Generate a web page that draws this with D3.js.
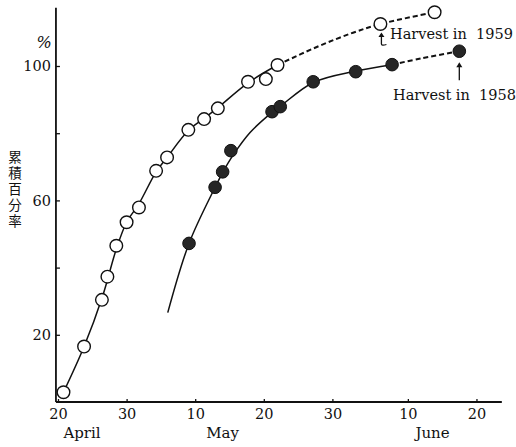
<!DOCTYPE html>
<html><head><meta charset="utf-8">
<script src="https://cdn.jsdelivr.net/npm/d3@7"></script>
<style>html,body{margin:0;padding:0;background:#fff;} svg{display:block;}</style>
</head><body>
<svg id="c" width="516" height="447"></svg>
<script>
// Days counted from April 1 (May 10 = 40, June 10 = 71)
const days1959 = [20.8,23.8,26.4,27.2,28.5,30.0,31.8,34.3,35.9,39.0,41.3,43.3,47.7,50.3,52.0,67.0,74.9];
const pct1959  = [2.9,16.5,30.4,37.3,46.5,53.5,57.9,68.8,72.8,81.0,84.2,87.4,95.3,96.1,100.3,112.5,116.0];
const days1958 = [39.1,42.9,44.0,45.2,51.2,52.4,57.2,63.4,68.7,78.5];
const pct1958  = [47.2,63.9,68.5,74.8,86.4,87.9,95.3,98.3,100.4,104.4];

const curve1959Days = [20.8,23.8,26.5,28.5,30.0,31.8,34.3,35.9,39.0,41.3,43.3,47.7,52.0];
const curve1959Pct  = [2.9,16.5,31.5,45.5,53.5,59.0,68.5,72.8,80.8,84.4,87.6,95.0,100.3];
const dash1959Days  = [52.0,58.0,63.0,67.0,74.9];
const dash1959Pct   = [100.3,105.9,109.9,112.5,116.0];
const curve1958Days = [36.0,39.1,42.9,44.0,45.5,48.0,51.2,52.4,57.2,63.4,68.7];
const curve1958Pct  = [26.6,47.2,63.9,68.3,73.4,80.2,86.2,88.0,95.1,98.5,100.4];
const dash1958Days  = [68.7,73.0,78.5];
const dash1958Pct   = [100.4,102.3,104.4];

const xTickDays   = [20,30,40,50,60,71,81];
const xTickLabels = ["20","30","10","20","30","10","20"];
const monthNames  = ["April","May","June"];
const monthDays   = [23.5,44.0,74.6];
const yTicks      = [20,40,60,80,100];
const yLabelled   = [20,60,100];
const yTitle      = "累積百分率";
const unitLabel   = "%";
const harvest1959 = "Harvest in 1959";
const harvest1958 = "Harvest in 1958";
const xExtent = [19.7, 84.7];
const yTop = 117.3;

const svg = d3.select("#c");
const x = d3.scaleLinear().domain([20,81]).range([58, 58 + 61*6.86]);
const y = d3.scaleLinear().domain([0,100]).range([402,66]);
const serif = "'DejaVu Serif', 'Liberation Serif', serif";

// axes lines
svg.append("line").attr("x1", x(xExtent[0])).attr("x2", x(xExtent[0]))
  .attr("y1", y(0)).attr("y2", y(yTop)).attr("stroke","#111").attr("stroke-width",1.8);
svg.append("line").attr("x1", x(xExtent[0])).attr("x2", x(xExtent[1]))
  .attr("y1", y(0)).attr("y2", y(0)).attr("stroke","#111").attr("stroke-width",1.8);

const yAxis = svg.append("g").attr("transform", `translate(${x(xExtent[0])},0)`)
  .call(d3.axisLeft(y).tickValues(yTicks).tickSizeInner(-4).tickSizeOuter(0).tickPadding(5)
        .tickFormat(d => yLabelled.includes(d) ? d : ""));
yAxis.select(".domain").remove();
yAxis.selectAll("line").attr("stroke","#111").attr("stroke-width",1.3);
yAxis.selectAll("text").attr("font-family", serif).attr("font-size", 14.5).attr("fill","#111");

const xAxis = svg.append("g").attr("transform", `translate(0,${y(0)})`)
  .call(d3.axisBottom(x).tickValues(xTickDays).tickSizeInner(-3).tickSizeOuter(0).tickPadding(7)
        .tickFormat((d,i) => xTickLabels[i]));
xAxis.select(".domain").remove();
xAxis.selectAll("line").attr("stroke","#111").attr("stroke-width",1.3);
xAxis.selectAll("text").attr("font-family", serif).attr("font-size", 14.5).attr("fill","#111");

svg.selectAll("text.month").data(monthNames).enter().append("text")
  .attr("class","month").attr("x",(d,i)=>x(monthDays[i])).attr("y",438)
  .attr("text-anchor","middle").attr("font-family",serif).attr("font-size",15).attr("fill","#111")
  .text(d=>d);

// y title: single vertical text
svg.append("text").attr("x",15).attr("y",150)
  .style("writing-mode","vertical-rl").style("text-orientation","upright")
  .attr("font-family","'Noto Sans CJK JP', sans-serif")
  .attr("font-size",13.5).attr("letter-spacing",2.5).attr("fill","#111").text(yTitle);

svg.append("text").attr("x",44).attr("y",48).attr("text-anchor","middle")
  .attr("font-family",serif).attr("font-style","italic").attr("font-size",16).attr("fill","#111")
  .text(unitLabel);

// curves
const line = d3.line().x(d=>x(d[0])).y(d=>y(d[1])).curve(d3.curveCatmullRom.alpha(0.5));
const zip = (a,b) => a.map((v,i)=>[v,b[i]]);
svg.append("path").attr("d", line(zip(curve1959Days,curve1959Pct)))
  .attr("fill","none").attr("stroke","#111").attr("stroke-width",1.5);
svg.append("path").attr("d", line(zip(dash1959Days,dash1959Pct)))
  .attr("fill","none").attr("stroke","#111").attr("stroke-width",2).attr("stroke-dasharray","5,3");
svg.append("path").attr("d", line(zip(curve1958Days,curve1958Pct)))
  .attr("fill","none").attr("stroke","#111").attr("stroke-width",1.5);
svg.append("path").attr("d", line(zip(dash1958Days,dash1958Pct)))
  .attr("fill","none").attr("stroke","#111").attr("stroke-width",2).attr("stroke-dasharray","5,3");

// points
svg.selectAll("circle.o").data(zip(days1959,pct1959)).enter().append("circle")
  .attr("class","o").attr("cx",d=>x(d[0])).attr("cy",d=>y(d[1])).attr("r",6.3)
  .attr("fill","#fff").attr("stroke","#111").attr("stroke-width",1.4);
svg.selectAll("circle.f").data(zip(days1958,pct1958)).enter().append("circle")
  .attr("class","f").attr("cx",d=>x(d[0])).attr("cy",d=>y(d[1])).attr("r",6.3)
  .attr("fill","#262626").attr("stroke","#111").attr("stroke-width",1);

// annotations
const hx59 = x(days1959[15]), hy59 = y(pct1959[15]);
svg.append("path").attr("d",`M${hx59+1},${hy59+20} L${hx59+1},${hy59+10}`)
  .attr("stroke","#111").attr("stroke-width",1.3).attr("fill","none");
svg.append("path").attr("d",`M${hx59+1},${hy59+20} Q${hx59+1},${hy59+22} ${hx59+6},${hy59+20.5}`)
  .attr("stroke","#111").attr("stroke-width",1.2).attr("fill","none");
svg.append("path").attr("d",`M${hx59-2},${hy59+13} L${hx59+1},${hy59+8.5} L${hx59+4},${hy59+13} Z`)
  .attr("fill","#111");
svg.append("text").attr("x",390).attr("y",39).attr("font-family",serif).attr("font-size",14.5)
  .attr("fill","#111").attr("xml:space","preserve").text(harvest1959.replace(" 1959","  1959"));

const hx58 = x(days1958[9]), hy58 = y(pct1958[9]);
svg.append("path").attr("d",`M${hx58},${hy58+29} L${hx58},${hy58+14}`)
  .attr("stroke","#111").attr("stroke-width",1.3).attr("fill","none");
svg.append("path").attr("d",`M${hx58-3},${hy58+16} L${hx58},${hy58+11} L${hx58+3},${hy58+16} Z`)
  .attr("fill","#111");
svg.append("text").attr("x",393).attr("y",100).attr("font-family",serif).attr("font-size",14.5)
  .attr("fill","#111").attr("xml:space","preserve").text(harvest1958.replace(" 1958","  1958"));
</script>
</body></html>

+ + + +

Skip the pictures and restate exactly the lines from the beginning of the listing to the line with "const yTop = 117.3;", that line included.

- [Exercise output]:
Generate a web page that draws this with D3.js.
<!DOCTYPE html>
<html><head><meta charset="utf-8">
<script src="https://cdn.jsdelivr.net/npm/d3@7"></script>
<style>html,body{margin:0;padding:0;background:#fff;} svg{display:block;}</style>
</head><body>
<svg id="c" width="516" height="447"></svg>
<script>
// Days counted from April 1 (May 10 = 40, June 10 = 71)
const days1959 = [20.8,23.8,26.4,27.2,28.5,30.0,31.8,34.3,35.9,39.0,41.3,43.3,47.7,50.3,52.0,67.0,74.9];
const pct1959  = [2.9,16.5,30.4,37.3,46.5,53.5,57.9,68.8,72.8,81.0,84.2,87.4,95.3,96.1,100.3,112.5,116.0];
const days1958 = [39.1,42.9,44.0,45.2,51.2,52.4,57.2,63.4,68.7,78.5];
const pct1958  = [47.2,63.9,68.5,74.8,86.4,87.9,95.3,98.3,100.4,104.4];

const curve1959Days = [20.8,23.8,26.5,28.5,30.0,31.8,34.3,35.9,39.0,41.3,43.3,47.7,52.0];
const curve1959Pct  = [2.9,16.5,31.5,45.5,53.5,59.0,68.5,72.8,80.8,84.4,87.6,95.0,100.3];
const dash1959Days  = [52.0,58.0,63.0,67.0,74.9];
const dash1959Pct   = [100.3,105.9,109.9,112.5,116.0];
const curve1958Days = [36.0,39.1,42.9,44.0,45.5,48.0,51.2,52.4,57.2,63.4,68.7];
const curve1958Pct  = [26.6,47.2,63.9,68.3,73.4,80.2,86.2,88.0,95.1,98.5,100.4];
const dash1958Days  = [68.7,73.0,78.5];
const dash1958Pct   = [100.4,102.3,104.4];

const xTickDays   = [20,30,40,50,60,71,81];
const xTickLabels = ["20","30","10","20","30","10","20"];
const monthNames  = ["April","May","June"];
const monthDays   = [23.5,44.0,74.6];
const yTicks      = [20,40,60,80,100];
const yLabelled   = [20,60,100];
const yTitle      = "累積百分率";
const unitLabel   = "%";
const harvest1959 = "Harvest in 1959";
const harvest1958 = "Harvest in 1958";
const xExtent = [19.7, 84.7];
const yTop = 117.3;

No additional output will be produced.